Marcus: Is that why you were asking me how many pairs I have?
Marcus: They can cost as much as $3k.
Me: Huh?! How long do they last?
Marcus: Up to 10 years. But if you drop them… (shakes his head)… it can be very serious.
Me: 10 years. That’s $300 a year! So unfair right?
Marcus: Swordsmen have their own swords. Assassins have their own guns.
Me: (Jaw dropped as I was amazed by the beauty of his analogies)
Marcus: Look at the extension and hairdryer. We have to buy our own too.
Me: What?! (Can anything else shock me now?)
Marcus: It’s not just here. It’s an industry practice.
Me: He wants to be like you.
Marcus: He’s new. Just came out of N.S.
Me: Oh. He’s Singaporean.
Marcus: The problem is that a lot of people come and go. High turnover.
Me: Why? They are impatient?
Marcus: That and they have options.
Me: Yeah they are not bonded ‘cos they don’t need a pass (work permit).
Marcus usually works 11a.m. to 9p.m. (with his last client being at 8p.m.) He’s personable, and kind.
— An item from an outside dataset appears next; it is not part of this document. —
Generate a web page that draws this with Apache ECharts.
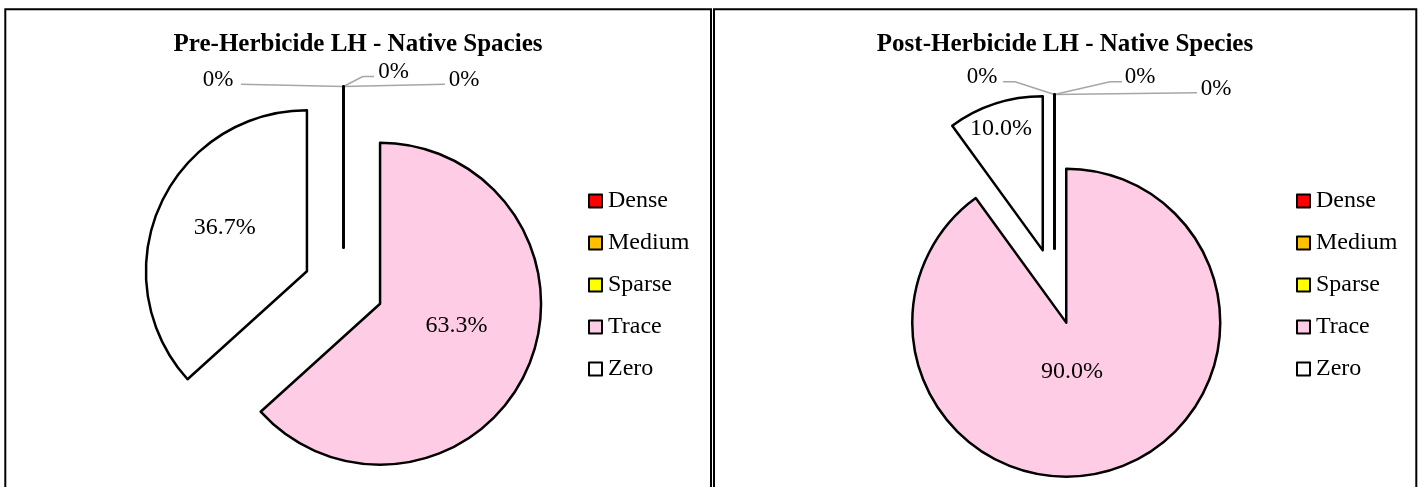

If you are looking for a hair stylist, do consider Marcus Jiang.
The moral of the story… the point of my post, is this: You never know what you don’t know. Be open. Ask questions. But most importantly, be kind. You never know what other people are really going through. There is so much artistry, heart and pride (and downright hard work) involved in the hair industry and what had to happen for a hair stylist to be one – much less a great one. Respect.
I gained more than a haircut yesterday. I learned appreciatation, gratitude, respect, humility, and humanity.